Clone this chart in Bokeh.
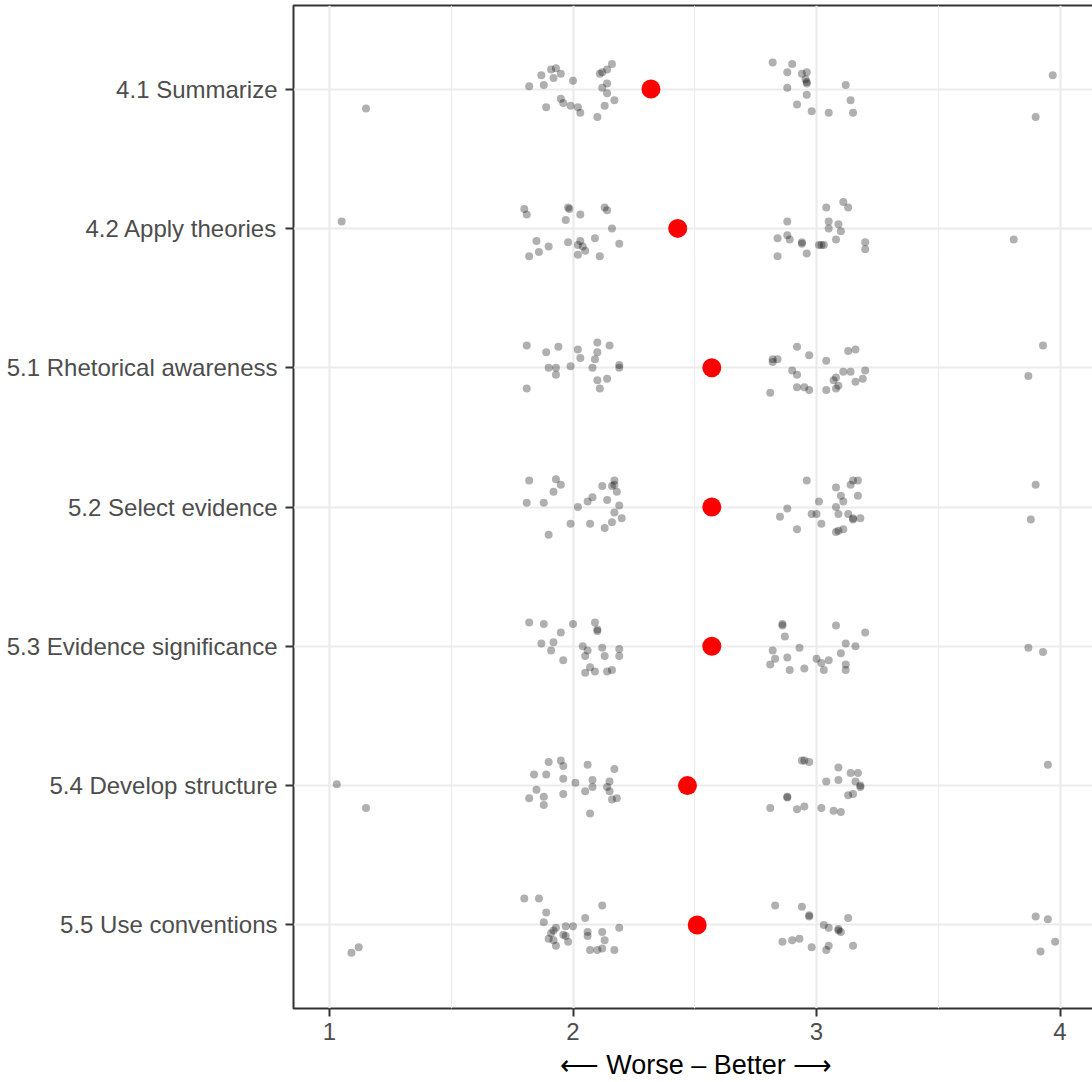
from bokeh.plotting import figure
from bokeh.models import ColumnDataSource, Range1d, FixedTicker
from bokeh.embed import file_html
from bokeh.resources import INLINE

categories = ["4.1 Summarize", "4.2 Apply theories", "5.1 Rhetorical awareness",
              "5.2 Select evidence", "5.3 Evidence significance",
              "5.4 Develop structure", "5.5 Use conventions"]

mean_scores = [2.32, 2.43, 2.57, 2.57, 2.57, 2.47, 2.51]

# individual (jittered) ratings: score value and vertical jitter (category units)
scores_4_1 = [1.82, 1.87, 1.88, 1.89, 1.91, 1.93, 1.92, 1.95, 2.00, 1.95, 1.96, 1.99, 2.02, 2.03, 2.10, 2.11,
              2.12, 2.14, 2.16, 2.14, 2.12, 2.14, 2.17, 2.13,
              2.82, 2.90, 2.88, 2.94, 2.96, 2.955, 2.96, 2.96, 2.88, 2.96, 2.92, 2.98, 3.05, 3.12, 3.14, 3.15,
              1.15, 3.97, 3.90]
jitter_4_1 = [-0.02, -0.10, -0.03, 0.13, -0.14, -0.15, -0.08, -0.11, -0.06, 0.07, 0.10, 0.12, 0.13, 0.17, 0.20, -0.11,
              -0.12, -0.14, -0.18, -0.04, -0.01, 0.03, 0.08, 0.12,
              -0.19, -0.18, -0.12, -0.11, -0.12, -0.07, -0.05, -0.04, -0.01, 0.04, 0.11, 0.16, 0.17, -0.03, 0.08, 0.17,
              0.14, -0.10, 0.20]

scores_4_2 = [1.80, 1.81, 1.98, 1.985, 2.03, 1.97, 2.13, 2.14, 2.16, 1.85, 1.90, 1.86, 1.82, 1.98, 2.03, 2.02,
              2.04, 2.05, 2.02, 2.09, 2.19, 2.11,
              2.88, 2.84, 2.88, 2.89, 2.94, 2.94, 2.96, 2.84, 3.01, 3.02, 3.03, 3.04, 3.11, 3.13, 3.05, 3.05,
              3.09, 3.10, 3.08, 3.20, 3.20,
              1.05, 3.81]
jitter_4_2 = [-0.14, -0.10, -0.15, -0.14, -0.10, -0.06, -0.15, -0.13, 0.00, 0.09, 0.13, 0.17, 0.20, 0.10, 0.09, 0.12,
              0.13, 0.16, 0.19, 0.07, 0.11, 0.20,
              -0.05, 0.07, 0.05, 0.08, 0.11, 0.10, 0.18, 0.20, 0.12, 0.12, 0.12, -0.15, -0.19, -0.15, -0.05, 0.00,
              -0.03, 0.02, 0.08, 0.10, 0.15,
              -0.05, 0.08]

scores_5_1 = [1.81, 1.89, 1.94, 2.02, 2.03, 2.10, 2.10, 2.09, 2.15, 1.90, 1.93, 1.93, 1.99, 2.08, 2.19, 2.19,
              2.10, 2.14, 2.11, 1.81,
              2.92, 2.97, 3.04, 2.82, 2.82, 2.84, 2.90, 2.92, 2.92, 2.95, 2.97, 2.81, 3.04, 3.13, 3.16, 3.11,
              3.14, 3.20, 3.19, 3.16, 3.08, 3.07, 3.09, 3.08,
              3.93, 3.87]
jitter_5_1 = [-0.16, -0.11, -0.15, -0.13, -0.07, -0.18, -0.11, -0.06, -0.16, 0.00, 0.00, 0.05, -0.01, 0.00, -0.02, 0.00,
              0.09, 0.08, 0.15, 0.15,
              -0.15, -0.09, -0.05, -0.06, -0.04, -0.06, 0.02, 0.05, 0.14, 0.14, 0.16, 0.18, 0.16, -0.12, -0.13, 0.03,
              0.03, 0.02, 0.08, 0.10, 0.07, 0.09, 0.13, 0.15,
              -0.16, 0.06]

scores_5_2 = [1.82, 1.93, 1.95, 1.92, 1.81, 1.88, 2.02, 2.06, 2.08, 2.12, 2.16, 2.17, 2.17, 2.18, 2.14, 2.19,
              2.17, 2.20, 2.16, 2.13, 2.07, 1.99, 1.90,
              2.96, 3.08, 3.14, 3.15, 3.17, 3.10, 3.17, 3.01, 3.11, 3.08, 2.88, 2.85, 2.98, 3.00, 2.92, 3.02,
              3.09, 3.13, 3.15, 3.15, 3.18, 3.08, 3.09, 3.11,
              3.90, 3.88]
jitter_5_2 = [-0.19, -0.20, -0.16, -0.11, -0.03, -0.03, 0.00, -0.04, -0.07, -0.15, -0.15, -0.16, -0.19, -0.11, -0.05, -0.01,
              0.04, 0.08, 0.11, 0.15, 0.12, 0.12, 0.20,
              -0.19, -0.14, -0.16, -0.19, -0.19, -0.08, -0.08, -0.04, -0.04, 0.00, 0.01, 0.07, 0.05, 0.05, 0.16, 0.12,
              0.05, 0.05, 0.09, 0.08, 0.08, 0.18, 0.17, 0.16,
              -0.16, 0.09]

scores_5_3 = [1.82, 1.88, 2.00, 1.95, 1.92, 1.87, 1.91, 1.96, 2.09, 2.10, 2.10, 2.04, 2.06, 2.05, 2.12, 2.13,
              2.19, 2.19, 2.07, 2.05, 2.09, 2.14, 2.16,
              2.86, 2.86, 2.87, 2.82, 2.93, 2.83, 2.81, 2.88, 2.89, 2.95, 3.00, 3.02, 3.03, 3.05, 3.08, 3.20,
              3.12, 3.16, 3.10, 3.12, 3.12,
              3.87, 3.93]
jitter_5_3 = [-0.17, -0.16, -0.16, -0.10, -0.03, -0.02, 0.03, 0.10, -0.17, -0.11, -0.12, 0.00, 0.03, 0.07, 0.01, 0.07,
              0.02, 0.07, 0.15, 0.19, 0.18, 0.18, 0.17,
              -0.16, -0.15, -0.07, 0.03, 0.01, 0.09, 0.13, 0.08, 0.17, 0.16, 0.09, 0.12, 0.17, 0.10, -0.15, -0.10,
              -0.02, 0.00, 0.05, 0.13, 0.17,
              0.01, 0.04]

scores_5_4 = [1.90, 1.95, 1.96, 1.84, 1.89, 1.96, 2.01, 1.85, 1.88, 1.82, 1.88, 1.96, 2.06, 2.08, 2.08, 2.05,
              2.15, 2.14, 2.15, 2.17, 2.16, 2.18, 2.07,
              2.94, 2.95, 2.97, 2.88, 2.88, 2.81, 2.92, 2.95, 3.02, 3.07, 3.10, 3.04, 3.09, 3.09, 3.14, 3.17,
              3.16, 3.18, 3.18, 3.15, 3.13,
              1.03, 1.15, 3.95]
jitter_5_4 = [-0.17, -0.18, -0.14, -0.08, -0.08, -0.05, -0.02, 0.03, 0.08, 0.09, 0.14, 0.06, -0.15, -0.04, 0.01, 0.04,
              -0.03, 0.01, 0.04, -0.12, 0.10, 0.09, 0.20,
              -0.18, -0.18, -0.17, 0.08, 0.085, 0.16, 0.17, 0.15, 0.16, 0.18, 0.19, -0.03, -0.13, -0.04, -0.09, -0.09,
              -0.03, 0.00, 0.01, 0.06, 0.07,
              -0.01, 0.16, -0.15]

scores_5_5 = [1.80, 1.86, 1.89, 1.88, 1.93, 1.92, 1.97, 2.00, 1.91, 1.90, 1.92, 1.96, 1.97, 1.93, 1.98, 2.05,
              2.12, 2.06, 2.06, 2.12, 2.13, 2.19, 2.07, 2.10, 2.12, 2.17,
              2.83, 2.94, 2.97, 2.97, 2.86, 2.90, 2.93, 2.98, 3.03, 3.05, 3.09, 3.10, 3.09, 3.13, 3.05, 3.04, 3.15,
              1.09, 1.12, 3.90, 3.95, 3.98, 3.92]
jitter_5_5 = [-0.19, -0.19, -0.09, -0.02, 0.02, 0.04, 0.01, 0.01, 0.06, 0.10, 0.11, 0.07, 0.08, 0.15, 0.12, -0.05,
              -0.14, 0.05, 0.08, 0.05, 0.11, 0.02, 0.18, 0.18, 0.17, 0.18,
              -0.14, -0.13, -0.07, -0.06, 0.12, 0.11, 0.10, 0.16, 0.00, 0.02, 0.04, 0.05, 0.03, -0.05, 0.15, 0.18, 0.15,
              0.20, 0.16, -0.06, -0.04, 0.12, 0.19]

all_scores = [scores_4_1, scores_4_2, scores_5_1, scores_5_2, scores_5_3, scores_5_4, scores_5_5]
all_jitter = [jitter_4_1, jitter_4_2, jitter_5_1, jitter_5_2, jitter_5_3, jitter_5_4, jitter_5_5]

xs, ys = [], []
for i, (sc, jt) in enumerate(zip(all_scores, all_jitter)):
    pos = i + 1
    for s, j in zip(sc, jt):
        xs.append(s)
        ys.append(pos + j)
pts = ColumnDataSource(dict(x=xs, y=ys))
means_src = ColumnDataSource(dict(x=mean_scores, y=list(range(1, len(categories) + 1))))

p = figure(width=1098, height=1082, output_backend="svg", toolbar_location=None,
           x_range=Range1d(0.8522, 4.158), y_range=Range1d(7.6, 0.4),
           min_border_left=293, min_border_right=0, min_border_top=5, min_border_bottom=73)
p.background_fill_color = "white"
p.border_fill_color = "white"
p.outline_line_color = "#333333"
p.outline_line_width = 2

p.scatter("x", "y", source=pts, size=8, fill_color="black", fill_alpha=0.31, line_color=None)
p.scatter("x", "y", source=means_src, size=19, fill_color="#FF0000", line_color=None)

p.xaxis.ticker = FixedTicker(ticks=[1, 2, 3, 4], minor_ticks=[1.5, 2.5, 3.5])
p.yaxis.ticker = FixedTicker(ticks=list(range(1, len(categories) + 1)))
p.yaxis.major_label_overrides = {i + 1: c for i, c in enumerate(categories)}

for ax in (p.xaxis, p.yaxis):
    ax.axis_line_color = None
    ax.major_tick_line_color = "#333333"
    ax.major_tick_line_width = 2
    ax.major_tick_out = 8
    ax.major_tick_in = 0
    ax.minor_tick_line_color = None
    ax.major_label_text_font = "Liberation Sans"
    ax.major_label_text_font_size = "24px"
    ax.major_label_text_color = "#4D4D4D"
p.xaxis.major_label_standoff = 6
p.yaxis.major_label_standoff = 8

p.xaxis.axis_label = "\u27f5 Worse \u2013 Better \u27f6"
p.xaxis.axis_label_text_font = "Liberation Sans"
p.xaxis.axis_label_text_font_size = "27px"
p.xaxis.axis_label_text_font_style = "normal"
p.xaxis.axis_label_text_color = "black"
p.xaxis.axis_label_standoff = 7

p.xgrid.grid_line_color = "#EBEBEB"
p.xgrid.grid_line_width = 2.2
p.xgrid.minor_grid_line_color = "#EBEBEB"
p.xgrid.minor_grid_line_width = 1.1
p.ygrid.grid_line_color = "#EBEBEB"
p.ygrid.grid_line_width = 2.2

open("out.html", "w").write(file_html(p, INLINE))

______

→ Task objective
Set the lines above down again, word for word, from the first through the one containing "mean_scores = [2.32, 2.43, 2.57, 2.57, 2.57, 2.47, 2.51]"; pictures excluded.

→ Task result
Clone this chart in Bokeh.
from bokeh.plotting import figure
from bokeh.models import ColumnDataSource, Range1d, FixedTicker
from bokeh.embed import file_html
from bokeh.resources import INLINE

categories = ["4.1 Summarize", "4.2 Apply theories", "5.1 Rhetorical awareness",
              "5.2 Select evidence", "5.3 Evidence significance",
              "5.4 Develop structure", "5.5 Use conventions"]

mean_scores = [2.32, 2.43, 2.57, 2.57, 2.57, 2.47, 2.51]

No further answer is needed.